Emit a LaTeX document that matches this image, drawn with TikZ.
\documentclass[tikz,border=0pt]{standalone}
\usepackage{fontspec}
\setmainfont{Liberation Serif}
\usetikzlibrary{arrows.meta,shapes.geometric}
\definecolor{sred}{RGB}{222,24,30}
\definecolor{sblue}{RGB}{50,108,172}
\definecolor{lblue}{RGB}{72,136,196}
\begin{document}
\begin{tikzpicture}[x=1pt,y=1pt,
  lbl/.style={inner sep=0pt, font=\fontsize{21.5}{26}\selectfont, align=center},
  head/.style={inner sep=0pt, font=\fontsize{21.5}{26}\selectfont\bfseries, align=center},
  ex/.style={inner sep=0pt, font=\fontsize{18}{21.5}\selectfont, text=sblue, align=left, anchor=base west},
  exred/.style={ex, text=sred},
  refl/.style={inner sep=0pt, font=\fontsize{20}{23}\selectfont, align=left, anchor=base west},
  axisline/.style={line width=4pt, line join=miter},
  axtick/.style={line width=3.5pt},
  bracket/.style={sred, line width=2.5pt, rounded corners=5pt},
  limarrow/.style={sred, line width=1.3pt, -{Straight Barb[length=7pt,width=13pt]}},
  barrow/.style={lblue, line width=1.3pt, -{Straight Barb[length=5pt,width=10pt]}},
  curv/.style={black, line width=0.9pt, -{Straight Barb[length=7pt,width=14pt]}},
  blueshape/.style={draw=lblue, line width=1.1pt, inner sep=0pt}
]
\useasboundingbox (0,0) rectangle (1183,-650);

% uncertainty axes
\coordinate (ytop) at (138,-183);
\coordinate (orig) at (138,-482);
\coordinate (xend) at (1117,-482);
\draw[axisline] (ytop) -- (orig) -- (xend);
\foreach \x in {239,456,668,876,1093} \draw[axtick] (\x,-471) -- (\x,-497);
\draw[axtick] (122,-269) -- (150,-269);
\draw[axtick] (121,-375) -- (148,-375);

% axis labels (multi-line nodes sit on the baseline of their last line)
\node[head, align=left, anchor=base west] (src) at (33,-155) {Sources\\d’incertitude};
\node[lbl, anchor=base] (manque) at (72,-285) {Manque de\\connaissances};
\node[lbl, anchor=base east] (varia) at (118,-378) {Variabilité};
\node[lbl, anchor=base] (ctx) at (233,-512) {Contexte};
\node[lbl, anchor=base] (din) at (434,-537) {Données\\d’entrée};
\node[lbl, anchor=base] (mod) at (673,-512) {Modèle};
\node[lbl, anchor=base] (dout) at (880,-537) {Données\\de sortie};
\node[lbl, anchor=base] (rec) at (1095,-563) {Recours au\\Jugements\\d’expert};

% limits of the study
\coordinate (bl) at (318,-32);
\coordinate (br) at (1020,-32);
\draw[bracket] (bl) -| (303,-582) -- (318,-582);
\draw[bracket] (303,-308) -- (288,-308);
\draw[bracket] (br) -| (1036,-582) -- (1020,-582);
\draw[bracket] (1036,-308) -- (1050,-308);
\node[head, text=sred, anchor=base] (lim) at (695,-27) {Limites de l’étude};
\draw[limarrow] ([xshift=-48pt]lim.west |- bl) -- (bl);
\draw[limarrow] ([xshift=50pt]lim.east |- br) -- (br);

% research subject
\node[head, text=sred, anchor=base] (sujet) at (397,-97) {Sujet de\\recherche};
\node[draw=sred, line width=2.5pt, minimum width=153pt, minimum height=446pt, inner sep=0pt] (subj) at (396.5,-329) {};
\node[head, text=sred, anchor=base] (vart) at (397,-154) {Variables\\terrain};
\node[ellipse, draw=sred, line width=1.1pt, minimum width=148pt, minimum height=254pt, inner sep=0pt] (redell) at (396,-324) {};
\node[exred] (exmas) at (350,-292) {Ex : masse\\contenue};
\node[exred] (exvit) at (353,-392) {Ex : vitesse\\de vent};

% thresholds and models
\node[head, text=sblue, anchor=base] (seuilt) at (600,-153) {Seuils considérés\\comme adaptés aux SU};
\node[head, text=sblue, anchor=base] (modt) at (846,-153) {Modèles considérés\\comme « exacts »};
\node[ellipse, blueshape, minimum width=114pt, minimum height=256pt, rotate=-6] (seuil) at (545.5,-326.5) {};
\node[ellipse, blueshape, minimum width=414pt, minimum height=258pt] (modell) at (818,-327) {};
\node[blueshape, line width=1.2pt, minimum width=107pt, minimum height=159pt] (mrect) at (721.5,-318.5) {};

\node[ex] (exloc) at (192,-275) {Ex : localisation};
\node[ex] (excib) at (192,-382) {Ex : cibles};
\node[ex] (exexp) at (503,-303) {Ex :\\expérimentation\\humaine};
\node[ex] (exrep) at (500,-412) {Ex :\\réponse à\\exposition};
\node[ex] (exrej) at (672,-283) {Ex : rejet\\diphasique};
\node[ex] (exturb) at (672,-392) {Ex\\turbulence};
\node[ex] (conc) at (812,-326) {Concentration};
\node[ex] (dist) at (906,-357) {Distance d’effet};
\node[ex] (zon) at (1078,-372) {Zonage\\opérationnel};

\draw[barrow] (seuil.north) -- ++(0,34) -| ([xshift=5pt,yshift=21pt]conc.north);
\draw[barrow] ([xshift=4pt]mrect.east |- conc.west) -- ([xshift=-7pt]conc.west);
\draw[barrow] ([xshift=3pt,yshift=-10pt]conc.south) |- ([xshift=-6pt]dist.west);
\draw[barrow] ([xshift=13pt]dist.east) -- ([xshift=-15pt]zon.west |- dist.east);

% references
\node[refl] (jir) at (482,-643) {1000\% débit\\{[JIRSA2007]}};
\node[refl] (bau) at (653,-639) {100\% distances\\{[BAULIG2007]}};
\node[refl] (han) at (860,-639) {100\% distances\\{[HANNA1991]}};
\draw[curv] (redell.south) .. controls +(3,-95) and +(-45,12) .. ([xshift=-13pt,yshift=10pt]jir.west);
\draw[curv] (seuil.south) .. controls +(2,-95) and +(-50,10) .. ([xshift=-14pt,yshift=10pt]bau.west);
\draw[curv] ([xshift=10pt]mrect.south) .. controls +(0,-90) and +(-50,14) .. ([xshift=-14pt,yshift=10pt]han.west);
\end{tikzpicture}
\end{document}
:::::
Aim - Copy, please, exactly the lines that start at the first line of the data and end at the line containing "anchor=base] (rec) at", both kept and no others.

Full response -
Emit a LaTeX document that matches this image, drawn with TikZ.
\documentclass[tikz,border=0pt]{standalone}
\usepackage{fontspec}
\setmainfont{Liberation Serif}
\usetikzlibrary{arrows.meta,shapes.geometric}
\definecolor{sred}{RGB}{222,24,30}
\definecolor{sblue}{RGB}{50,108,172}
\definecolor{lblue}{RGB}{72,136,196}
\begin{document}
\begin{tikzpicture}[x=1pt,y=1pt,
  lbl/.style={inner sep=0pt, font=\fontsize{21.5}{26}\selectfont, align=center},
  head/.style={inner sep=0pt, font=\fontsize{21.5}{26}\selectfont\bfseries, align=center},
  ex/.style={inner sep=0pt, font=\fontsize{18}{21.5}\selectfont, text=sblue, align=left, anchor=base west},
  exred/.style={ex, text=sred},
  refl/.style={inner sep=0pt, font=\fontsize{20}{23}\selectfont, align=left, anchor=base west},
  axisline/.style={line width=4pt, line join=miter},
  axtick/.style={line width=3.5pt},
  bracket/.style={sred, line width=2.5pt, rounded corners=5pt},
  limarrow/.style={sred, line width=1.3pt, -{Straight Barb[length=7pt,width=13pt]}},
  barrow/.style={lblue, line width=1.3pt, -{Straight Barb[length=5pt,width=10pt]}},
  curv/.style={black, line width=0.9pt, -{Straight Barb[length=7pt,width=14pt]}},
  blueshape/.style={draw=lblue, line width=1.1pt, inner sep=0pt}
]
\useasboundingbox (0,0) rectangle (1183,-650);

% uncertainty axes
\coordinate (ytop) at (138,-183);
\coordinate (orig) at (138,-482);
\coordinate (xend) at (1117,-482);
\draw[axisline] (ytop) -- (orig) -- (xend);
\foreach \x in {239,456,668,876,1093} \draw[axtick] (\x,-471) -- (\x,-497);
\draw[axtick] (122,-269) -- (150,-269);
\draw[axtick] (121,-375) -- (148,-375);

% axis labels (multi-line nodes sit on the baseline of their last line)
\node[head, align=left, anchor=base west] (src) at (33,-155) {Sources\\d’incertitude};
\node[lbl, anchor=base] (manque) at (72,-285) {Manque de\\connaissances};
\node[lbl, anchor=base east] (varia) at (118,-378) {Variabilité};
\node[lbl, anchor=base] (ctx) at (233,-512) {Contexte};
\node[lbl, anchor=base] (din) at (434,-537) {Données\\d’entrée};
\node[lbl, anchor=base] (mod) at (673,-512) {Modèle};
\node[lbl, anchor=base] (dout) at (880,-537) {Données\\de sortie};
\node[lbl, anchor=base] (rec) at (1095,-563) {Recours au\\Jugements\\d’expert};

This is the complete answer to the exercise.